R. Hariri bénéficie néanmoins d'éléments conjoncturels favorables comme la faible participation chrétienne aux élections (de l'ordre de 20 %) et l'incapacité de son prédécesseur à juguler la crise économique. Par ailleurs, celui que la presse locale a surnommé « le bulldozer » n'hésite pas à déployer tous les moyens nécessaires à un retour triomphal : une campagne très médiatisée à l'occidentale, une forte mobilisation du vote sunnite et même des alliances inédites avec les chrétiens et les druzes comme Joumblatt (pour un vote nouveau moins clanique et confessionnel). Les fonds engagés sont énormes, ce qui fait dire à ses principaux détracteurs que c'est le « pouvoir die l'argent » qui est à l'œuvre.

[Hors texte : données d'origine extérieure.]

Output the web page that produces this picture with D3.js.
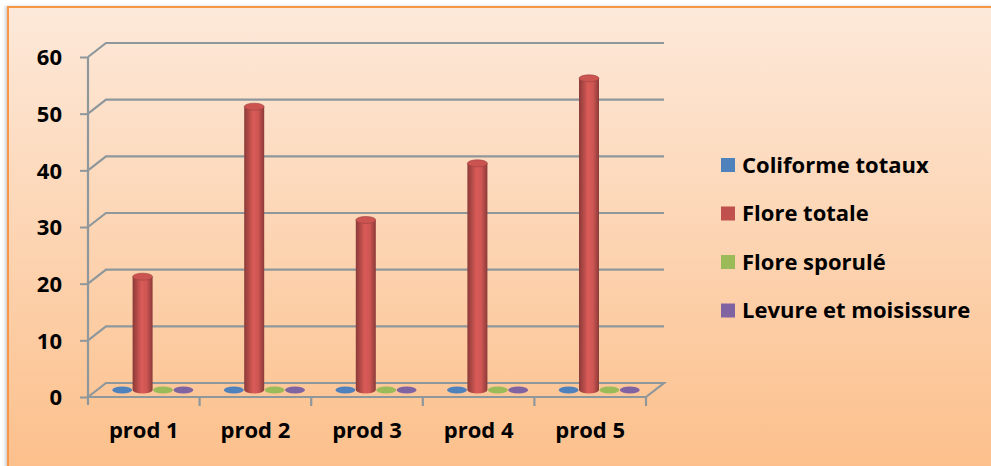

Incertitude de la position syrienne

Le vainqueur se garde de tout triomphalisme et, candidat tout trouvé au poste de Premier ministre, il refuse de s'arroger trop rapidement ce titre. Il sait que, selon la Constitution, le chef de l'État désigne le Premier ministre après consultation « contraignante » des députés, lesquels doivent se prononcer majoritairement le 17 octobre pour le nouveau candidat. Il n'ignore pas non plus que si les Syriens ne se sont pas immiscés dans le scrutin, leur blanc-seing est nécessaire. C'est ce qui explique sa prudence sur le thème des relations syro-libanaises, volontairement mis de côté durant la campagne au profit de la politique intérieure. Dès le lendemain des élections, c'est vers la Syrie, « le grand frère », que tous les yeux se tournent. Que va faire Bachar, le nouveau président ? Alors qu'un des élus, Albert Moukheiber, en appelle ouvertement à la fin de l'occupation syrienne rendue inutile depuis le retrait israélien, plusieurs autres compétiteurs, proches du régime syrien, sont battus par l'opposition.